PROBLEM TO SOLVE:
Using the listing below, output only the lines from the one that contains "Rebuild this chart" through the one that contains "YAxis, CartesianGrid, ReferenceLine", inclusive, exactly as given and without images.

RECORDS SUPPLIED:
•••••

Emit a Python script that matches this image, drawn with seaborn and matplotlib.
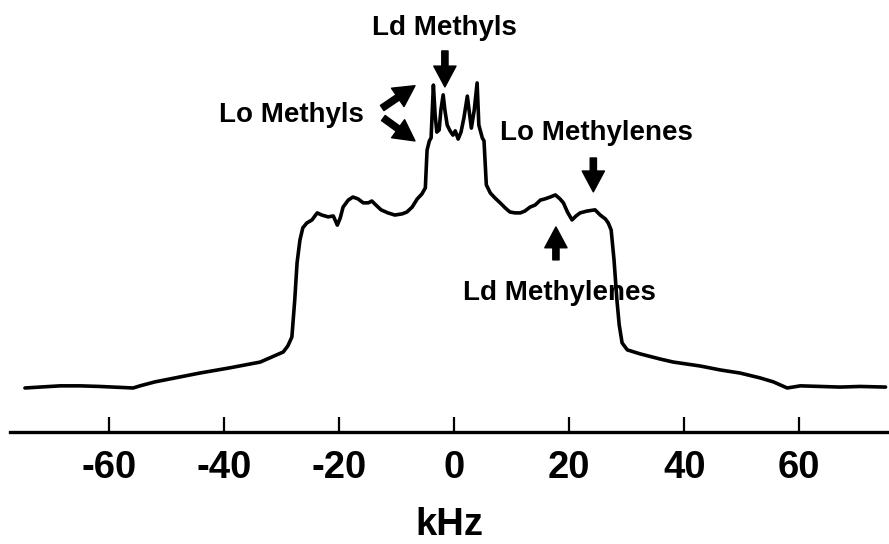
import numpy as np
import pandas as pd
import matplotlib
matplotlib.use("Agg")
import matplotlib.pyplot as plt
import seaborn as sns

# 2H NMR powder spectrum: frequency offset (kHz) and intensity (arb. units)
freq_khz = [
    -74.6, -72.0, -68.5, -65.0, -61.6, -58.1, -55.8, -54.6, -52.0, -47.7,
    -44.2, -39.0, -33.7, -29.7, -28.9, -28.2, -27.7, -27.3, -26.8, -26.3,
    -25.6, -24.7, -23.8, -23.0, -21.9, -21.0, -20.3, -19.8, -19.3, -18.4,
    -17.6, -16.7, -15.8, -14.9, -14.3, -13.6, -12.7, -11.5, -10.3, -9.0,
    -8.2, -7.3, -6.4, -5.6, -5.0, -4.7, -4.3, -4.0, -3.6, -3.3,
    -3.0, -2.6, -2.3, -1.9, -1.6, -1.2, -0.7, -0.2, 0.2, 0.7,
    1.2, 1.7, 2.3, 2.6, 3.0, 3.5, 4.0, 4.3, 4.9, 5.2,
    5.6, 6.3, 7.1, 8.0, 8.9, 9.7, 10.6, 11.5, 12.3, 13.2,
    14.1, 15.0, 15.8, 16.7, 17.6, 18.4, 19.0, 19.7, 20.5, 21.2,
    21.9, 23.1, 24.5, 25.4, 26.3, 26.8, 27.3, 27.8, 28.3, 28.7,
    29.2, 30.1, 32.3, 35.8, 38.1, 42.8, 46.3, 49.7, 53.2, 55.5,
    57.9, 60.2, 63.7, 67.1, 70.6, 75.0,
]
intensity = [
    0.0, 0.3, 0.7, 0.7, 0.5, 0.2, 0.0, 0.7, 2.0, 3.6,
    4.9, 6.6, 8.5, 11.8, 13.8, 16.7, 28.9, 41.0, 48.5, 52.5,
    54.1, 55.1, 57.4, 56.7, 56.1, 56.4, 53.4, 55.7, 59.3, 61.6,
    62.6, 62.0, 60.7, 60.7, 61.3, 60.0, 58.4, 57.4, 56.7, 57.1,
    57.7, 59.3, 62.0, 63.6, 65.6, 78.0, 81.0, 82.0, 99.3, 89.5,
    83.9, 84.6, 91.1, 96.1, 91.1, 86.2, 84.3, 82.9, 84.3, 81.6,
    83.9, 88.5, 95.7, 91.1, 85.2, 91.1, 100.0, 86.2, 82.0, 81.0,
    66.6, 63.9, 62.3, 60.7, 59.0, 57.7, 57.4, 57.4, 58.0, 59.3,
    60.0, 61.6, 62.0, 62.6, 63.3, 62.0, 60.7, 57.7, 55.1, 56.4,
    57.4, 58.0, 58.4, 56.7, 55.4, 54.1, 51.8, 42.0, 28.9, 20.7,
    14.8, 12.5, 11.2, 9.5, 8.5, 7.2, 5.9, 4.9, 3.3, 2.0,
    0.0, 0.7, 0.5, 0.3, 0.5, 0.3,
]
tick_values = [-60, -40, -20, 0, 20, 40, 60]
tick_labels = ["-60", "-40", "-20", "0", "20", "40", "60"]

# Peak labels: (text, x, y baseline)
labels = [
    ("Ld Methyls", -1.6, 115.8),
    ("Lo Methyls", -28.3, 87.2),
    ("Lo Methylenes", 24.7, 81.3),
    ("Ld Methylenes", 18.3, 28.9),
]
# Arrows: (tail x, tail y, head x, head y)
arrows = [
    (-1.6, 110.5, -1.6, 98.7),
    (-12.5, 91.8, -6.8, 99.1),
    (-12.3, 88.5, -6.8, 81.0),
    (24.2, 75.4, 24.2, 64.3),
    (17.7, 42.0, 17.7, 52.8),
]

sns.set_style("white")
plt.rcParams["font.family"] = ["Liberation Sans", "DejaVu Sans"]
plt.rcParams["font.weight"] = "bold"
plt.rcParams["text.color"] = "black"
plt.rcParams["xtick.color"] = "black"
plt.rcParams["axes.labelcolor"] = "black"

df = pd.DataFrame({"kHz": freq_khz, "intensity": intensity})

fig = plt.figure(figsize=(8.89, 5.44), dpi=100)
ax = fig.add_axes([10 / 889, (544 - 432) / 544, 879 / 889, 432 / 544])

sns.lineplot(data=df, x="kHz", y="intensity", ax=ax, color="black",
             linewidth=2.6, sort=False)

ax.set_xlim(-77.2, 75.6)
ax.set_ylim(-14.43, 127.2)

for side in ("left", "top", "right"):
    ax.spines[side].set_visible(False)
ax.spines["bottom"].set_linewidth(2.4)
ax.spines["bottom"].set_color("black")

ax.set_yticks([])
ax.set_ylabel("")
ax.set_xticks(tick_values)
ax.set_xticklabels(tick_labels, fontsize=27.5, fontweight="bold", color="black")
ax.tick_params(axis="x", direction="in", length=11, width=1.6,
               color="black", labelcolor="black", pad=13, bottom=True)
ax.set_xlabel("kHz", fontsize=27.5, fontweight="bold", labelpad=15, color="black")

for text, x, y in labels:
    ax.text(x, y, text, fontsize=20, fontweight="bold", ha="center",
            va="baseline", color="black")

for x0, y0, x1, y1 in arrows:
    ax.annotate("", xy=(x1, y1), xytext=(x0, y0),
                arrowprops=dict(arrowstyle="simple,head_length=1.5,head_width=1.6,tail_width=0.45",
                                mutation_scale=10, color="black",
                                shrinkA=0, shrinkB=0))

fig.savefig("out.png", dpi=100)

•••••

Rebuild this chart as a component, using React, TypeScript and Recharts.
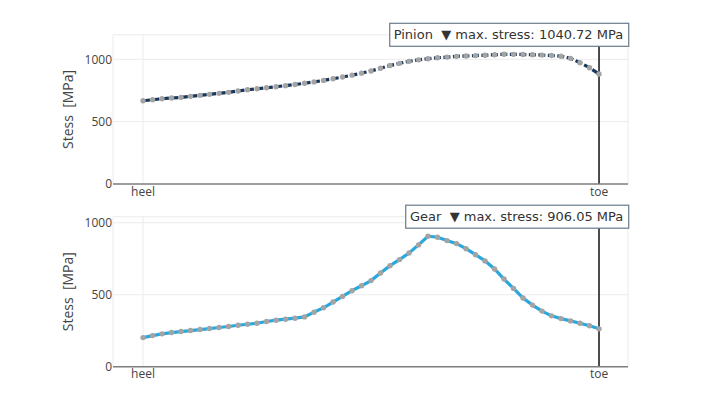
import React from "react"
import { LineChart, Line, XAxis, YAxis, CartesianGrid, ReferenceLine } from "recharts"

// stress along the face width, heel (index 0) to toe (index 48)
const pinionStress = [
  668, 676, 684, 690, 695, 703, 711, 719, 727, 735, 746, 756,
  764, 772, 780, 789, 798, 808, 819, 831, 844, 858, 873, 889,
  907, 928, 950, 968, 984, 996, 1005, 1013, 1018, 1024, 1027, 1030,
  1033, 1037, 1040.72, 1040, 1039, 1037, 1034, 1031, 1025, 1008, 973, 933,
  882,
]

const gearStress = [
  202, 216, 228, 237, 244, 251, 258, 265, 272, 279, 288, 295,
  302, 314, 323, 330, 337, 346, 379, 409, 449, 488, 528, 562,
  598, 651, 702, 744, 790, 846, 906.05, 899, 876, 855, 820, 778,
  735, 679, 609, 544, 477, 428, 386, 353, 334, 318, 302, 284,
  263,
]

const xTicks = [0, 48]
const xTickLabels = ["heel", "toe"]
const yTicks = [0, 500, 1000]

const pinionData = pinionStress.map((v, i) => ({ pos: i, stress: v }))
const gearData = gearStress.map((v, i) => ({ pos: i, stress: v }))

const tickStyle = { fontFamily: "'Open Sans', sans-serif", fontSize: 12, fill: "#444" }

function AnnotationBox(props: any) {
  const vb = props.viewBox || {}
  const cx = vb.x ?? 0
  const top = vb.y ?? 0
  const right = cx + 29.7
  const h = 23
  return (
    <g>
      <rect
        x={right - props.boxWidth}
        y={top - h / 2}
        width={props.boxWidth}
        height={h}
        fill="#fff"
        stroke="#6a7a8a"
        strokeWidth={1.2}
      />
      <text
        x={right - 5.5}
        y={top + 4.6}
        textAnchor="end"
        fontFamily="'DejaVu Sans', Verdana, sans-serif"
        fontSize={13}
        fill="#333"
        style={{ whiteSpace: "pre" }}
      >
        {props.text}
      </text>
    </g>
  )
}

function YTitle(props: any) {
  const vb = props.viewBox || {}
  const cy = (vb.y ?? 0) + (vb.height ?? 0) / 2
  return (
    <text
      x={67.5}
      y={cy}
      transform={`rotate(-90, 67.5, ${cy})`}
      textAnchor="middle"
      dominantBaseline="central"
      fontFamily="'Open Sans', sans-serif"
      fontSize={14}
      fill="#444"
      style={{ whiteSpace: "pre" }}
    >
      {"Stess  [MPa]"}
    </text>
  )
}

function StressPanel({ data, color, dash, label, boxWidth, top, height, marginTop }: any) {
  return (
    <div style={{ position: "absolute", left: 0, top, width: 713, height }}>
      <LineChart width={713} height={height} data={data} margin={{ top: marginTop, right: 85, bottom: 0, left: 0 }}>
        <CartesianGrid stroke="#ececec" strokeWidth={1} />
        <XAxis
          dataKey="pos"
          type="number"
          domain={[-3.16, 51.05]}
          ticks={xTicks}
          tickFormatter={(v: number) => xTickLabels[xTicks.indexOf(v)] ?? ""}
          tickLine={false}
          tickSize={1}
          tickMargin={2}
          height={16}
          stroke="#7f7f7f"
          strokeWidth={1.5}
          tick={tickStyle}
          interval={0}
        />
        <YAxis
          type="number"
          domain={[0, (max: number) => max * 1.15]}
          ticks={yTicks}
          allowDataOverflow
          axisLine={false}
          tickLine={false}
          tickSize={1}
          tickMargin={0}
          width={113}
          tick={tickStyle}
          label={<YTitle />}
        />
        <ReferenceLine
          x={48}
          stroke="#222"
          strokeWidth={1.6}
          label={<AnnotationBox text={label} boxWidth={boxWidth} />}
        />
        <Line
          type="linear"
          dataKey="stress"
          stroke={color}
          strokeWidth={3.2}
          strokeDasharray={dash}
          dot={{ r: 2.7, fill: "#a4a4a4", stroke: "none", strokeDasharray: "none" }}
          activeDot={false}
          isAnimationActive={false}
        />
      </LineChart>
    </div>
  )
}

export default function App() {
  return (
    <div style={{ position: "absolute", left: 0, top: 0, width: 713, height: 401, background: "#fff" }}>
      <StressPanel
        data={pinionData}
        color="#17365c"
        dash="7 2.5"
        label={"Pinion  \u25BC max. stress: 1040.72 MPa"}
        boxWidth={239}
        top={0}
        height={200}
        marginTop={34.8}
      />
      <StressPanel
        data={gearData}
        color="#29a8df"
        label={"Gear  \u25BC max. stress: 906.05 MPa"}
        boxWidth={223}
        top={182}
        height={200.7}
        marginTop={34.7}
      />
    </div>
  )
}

•••••

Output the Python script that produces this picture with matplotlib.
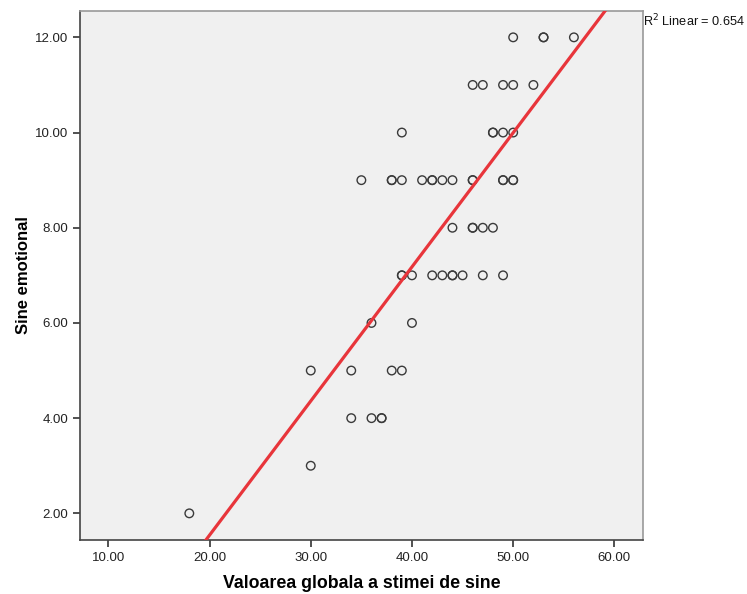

•••••

WORKED SOLUTION:
Rebuild this chart as a component, using React, TypeScript and Recharts.
import React from "react"
import { LineChart, Line, XAxis, YAxis, CartesianGrid, ReferenceLine } from "recharts"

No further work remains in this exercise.